Picture (above). This is a drawing of the Augustinian property at Buda in 1741. The buildings in the 1741 etching are as follows: the "gazdagsági épület" (the work/produce building) is on the far right; next to it leftwards is the temporary house of the Augustinian friars, which at this stage was single-storied; further left is the church of 1700-1752 with its wooden steeple (superseded by the present church, begun in 1752); on the far left is the new Augustinian convent house that in 1740 was still under construction. This friars' temporary convent was previously the house of János (John) Pamer, their former neighbour. The Augustinians purchased his house and land because the property that they had been given was small in size for the number of buildings they intended to erect there.
The "gazdagsági épület" (the work/produce building) included a brick kiln, which the Augustinians first established in about the year 1720 for making the bricks they needed themselves, and also as a means of financially supporting the monastery by selling bricks to others. The people of Buda, however, complained about the smoke and dust that resulted, and henceforth the Augustinians were restricted to producing bricks for their own use only.
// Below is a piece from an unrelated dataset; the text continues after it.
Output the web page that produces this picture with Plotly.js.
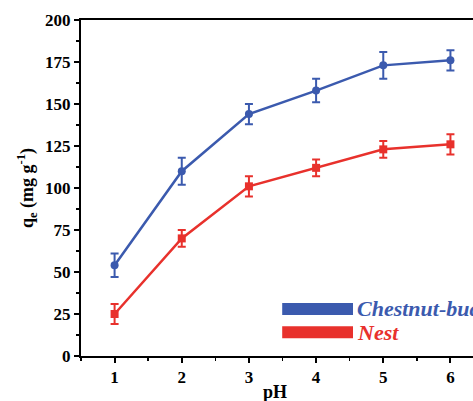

There was also an Augustinian cemetery on the site. The wall around the monastery grounds was completed in 1722. The Augustinians also possessed other plots of land near Buda for other agricultural purposes, including a small vineyard.
The above drawing of 1741 shows the Danube River in the foreground, on which the Augustinians would have had a small jetty. The “river side” was the rear of the property, and the photographs of 1920 and 1990 three pages ahead show the opposite side (i.e., the highway side) of the property. The Augustinian property extended from the highway to the Danube River, i.e., it enjoyed a highway frontage and a river frontage.
The first bridge across the Danube River physically linking Buda and Pest on its opposite banks was Lánc Híd (literally, the chain bridge) was completed in 1849. (The main commercial district was on the Pest side of the river). Before 1849 transit across the Danube was provided by ferries and barges.